■ Written request: Pull out all lines from the listing below in which the word "this" appears.

[Source code of charts]

┄┄┄┄┄┄┄┄┄┄┄┄┄┄┄┄┄┄┄┄

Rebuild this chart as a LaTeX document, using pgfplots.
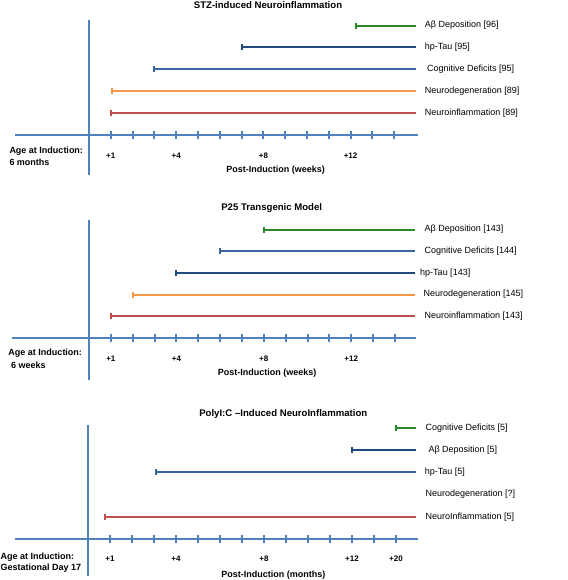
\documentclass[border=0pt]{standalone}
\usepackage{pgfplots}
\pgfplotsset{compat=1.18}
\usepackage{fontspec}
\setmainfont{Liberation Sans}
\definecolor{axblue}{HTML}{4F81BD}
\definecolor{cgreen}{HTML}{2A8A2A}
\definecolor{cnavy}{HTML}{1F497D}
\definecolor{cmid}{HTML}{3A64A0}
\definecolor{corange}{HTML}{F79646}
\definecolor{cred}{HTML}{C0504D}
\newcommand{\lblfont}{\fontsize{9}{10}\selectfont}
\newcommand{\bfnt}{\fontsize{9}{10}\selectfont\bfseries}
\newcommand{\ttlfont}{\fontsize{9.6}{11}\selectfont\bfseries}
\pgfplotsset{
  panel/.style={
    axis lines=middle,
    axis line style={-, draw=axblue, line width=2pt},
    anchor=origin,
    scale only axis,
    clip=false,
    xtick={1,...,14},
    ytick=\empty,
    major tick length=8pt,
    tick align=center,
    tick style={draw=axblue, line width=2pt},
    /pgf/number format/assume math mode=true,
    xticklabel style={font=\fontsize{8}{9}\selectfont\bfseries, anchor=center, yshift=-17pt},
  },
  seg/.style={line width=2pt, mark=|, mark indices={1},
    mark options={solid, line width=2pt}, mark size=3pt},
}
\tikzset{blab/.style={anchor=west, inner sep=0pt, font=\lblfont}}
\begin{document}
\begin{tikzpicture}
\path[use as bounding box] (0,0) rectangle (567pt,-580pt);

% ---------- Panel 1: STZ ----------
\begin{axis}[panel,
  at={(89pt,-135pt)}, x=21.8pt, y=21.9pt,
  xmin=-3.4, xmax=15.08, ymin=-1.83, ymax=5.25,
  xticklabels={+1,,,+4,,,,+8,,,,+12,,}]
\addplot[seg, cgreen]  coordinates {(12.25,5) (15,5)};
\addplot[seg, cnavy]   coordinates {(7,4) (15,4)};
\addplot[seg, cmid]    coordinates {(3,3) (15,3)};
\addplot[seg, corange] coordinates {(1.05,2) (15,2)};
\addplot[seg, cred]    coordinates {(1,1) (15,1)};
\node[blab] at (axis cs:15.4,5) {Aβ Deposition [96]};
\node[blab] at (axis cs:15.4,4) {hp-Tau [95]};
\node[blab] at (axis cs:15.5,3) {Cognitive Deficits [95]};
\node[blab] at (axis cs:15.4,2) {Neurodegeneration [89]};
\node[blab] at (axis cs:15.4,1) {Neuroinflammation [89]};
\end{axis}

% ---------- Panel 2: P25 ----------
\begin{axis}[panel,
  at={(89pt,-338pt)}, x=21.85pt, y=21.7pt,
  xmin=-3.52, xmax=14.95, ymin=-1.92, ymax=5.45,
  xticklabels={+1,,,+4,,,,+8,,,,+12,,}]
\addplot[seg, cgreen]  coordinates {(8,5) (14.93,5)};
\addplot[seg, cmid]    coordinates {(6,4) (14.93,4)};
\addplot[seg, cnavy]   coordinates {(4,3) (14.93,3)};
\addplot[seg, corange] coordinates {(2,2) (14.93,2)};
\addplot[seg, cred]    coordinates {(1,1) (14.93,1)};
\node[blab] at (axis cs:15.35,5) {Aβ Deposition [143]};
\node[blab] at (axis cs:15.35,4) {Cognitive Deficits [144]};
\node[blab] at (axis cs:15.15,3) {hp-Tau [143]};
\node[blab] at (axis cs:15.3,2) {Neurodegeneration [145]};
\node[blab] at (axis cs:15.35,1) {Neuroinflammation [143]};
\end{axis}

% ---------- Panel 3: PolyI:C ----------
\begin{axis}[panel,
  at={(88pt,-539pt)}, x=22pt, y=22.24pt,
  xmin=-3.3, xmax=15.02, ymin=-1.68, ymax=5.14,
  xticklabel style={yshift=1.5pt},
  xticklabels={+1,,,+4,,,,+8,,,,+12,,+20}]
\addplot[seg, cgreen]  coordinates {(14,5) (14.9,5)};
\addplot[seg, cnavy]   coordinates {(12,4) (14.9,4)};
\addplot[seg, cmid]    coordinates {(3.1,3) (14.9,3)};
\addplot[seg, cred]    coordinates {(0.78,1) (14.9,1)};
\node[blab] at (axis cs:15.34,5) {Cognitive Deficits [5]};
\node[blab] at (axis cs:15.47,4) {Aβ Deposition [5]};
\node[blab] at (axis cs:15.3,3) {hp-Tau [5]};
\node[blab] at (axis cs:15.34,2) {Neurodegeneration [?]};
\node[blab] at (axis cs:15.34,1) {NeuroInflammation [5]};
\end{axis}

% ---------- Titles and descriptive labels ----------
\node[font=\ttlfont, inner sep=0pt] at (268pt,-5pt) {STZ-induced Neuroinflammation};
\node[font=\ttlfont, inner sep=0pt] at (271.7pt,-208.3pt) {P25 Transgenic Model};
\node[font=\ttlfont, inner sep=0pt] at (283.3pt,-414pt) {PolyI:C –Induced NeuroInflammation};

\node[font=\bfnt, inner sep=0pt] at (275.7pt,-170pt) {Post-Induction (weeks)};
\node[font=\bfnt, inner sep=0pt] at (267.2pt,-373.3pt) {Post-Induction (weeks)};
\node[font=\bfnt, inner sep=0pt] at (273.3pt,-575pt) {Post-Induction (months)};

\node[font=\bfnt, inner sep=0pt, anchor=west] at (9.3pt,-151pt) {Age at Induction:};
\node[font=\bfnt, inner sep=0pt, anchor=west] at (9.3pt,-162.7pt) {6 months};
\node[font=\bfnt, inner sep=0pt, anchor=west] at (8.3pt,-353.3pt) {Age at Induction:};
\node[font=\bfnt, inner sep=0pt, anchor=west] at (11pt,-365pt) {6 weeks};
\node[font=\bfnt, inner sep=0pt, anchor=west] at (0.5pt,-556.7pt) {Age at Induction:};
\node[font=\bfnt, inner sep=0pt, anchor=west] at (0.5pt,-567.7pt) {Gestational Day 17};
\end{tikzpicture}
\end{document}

┄┄┄┄┄┄┄┄┄┄┄┄┄┄┄┄┄┄┄┄

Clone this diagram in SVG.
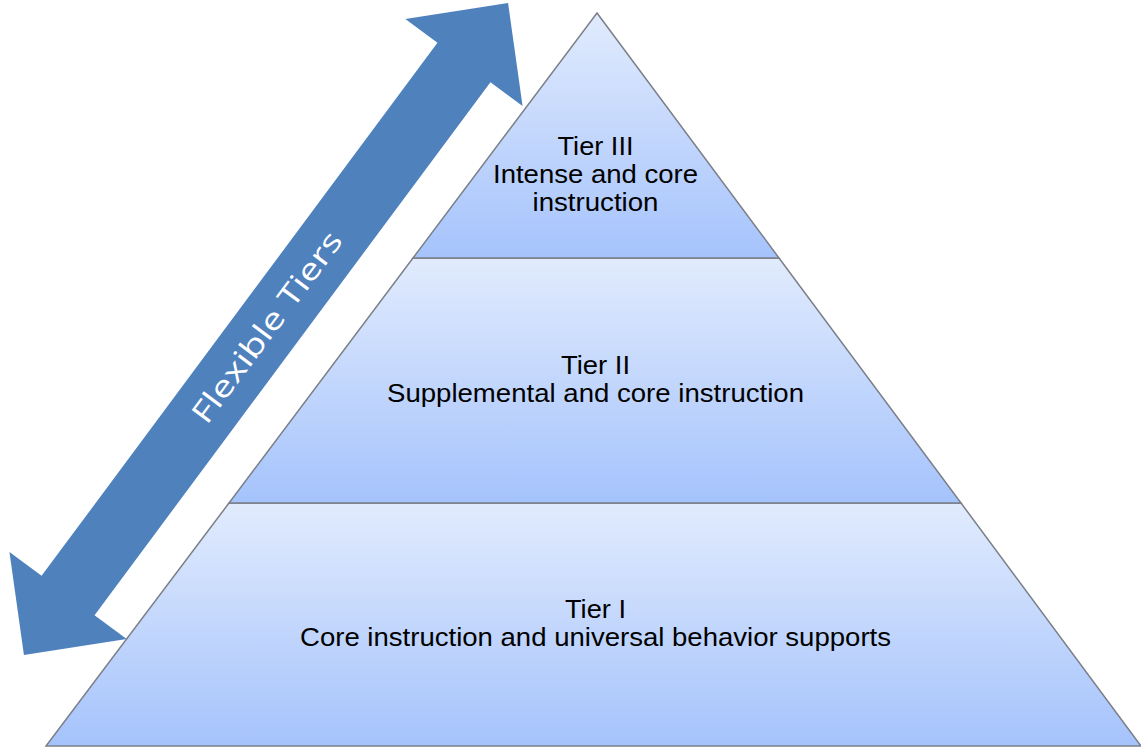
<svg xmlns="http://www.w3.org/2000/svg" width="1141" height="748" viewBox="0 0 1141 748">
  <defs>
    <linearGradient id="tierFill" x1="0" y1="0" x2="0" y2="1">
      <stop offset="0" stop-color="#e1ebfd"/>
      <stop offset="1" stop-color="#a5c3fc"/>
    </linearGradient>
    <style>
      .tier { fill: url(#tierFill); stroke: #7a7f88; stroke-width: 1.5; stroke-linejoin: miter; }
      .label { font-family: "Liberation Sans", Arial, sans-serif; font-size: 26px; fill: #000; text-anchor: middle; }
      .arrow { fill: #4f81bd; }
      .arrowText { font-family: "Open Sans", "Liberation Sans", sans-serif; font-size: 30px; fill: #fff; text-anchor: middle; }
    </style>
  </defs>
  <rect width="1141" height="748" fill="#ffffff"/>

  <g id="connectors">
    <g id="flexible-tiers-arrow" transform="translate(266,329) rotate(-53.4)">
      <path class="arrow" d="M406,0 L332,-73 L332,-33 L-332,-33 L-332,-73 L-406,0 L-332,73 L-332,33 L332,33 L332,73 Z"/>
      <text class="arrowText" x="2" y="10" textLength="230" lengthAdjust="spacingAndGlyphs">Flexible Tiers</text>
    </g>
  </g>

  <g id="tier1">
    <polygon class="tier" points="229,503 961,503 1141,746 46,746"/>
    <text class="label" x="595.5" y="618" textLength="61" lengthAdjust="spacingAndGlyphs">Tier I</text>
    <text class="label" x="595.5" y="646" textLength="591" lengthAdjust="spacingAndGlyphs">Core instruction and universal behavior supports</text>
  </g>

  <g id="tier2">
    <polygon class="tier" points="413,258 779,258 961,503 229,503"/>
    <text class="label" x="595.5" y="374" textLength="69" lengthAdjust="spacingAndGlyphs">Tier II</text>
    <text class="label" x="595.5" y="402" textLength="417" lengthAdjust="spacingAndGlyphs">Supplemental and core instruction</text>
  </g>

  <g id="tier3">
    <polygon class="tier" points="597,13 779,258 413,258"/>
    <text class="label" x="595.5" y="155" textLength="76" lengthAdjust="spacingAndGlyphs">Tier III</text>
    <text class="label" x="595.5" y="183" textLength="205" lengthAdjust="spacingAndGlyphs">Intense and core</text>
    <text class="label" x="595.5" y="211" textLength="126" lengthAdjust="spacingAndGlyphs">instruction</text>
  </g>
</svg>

┄┄┄┄┄┄┄┄┄┄┄┄┄┄┄┄┄┄┄┄

■ Solution:
Rebuild this chart as a LaTeX document, using pgfplots.
Clone this diagram in SVG.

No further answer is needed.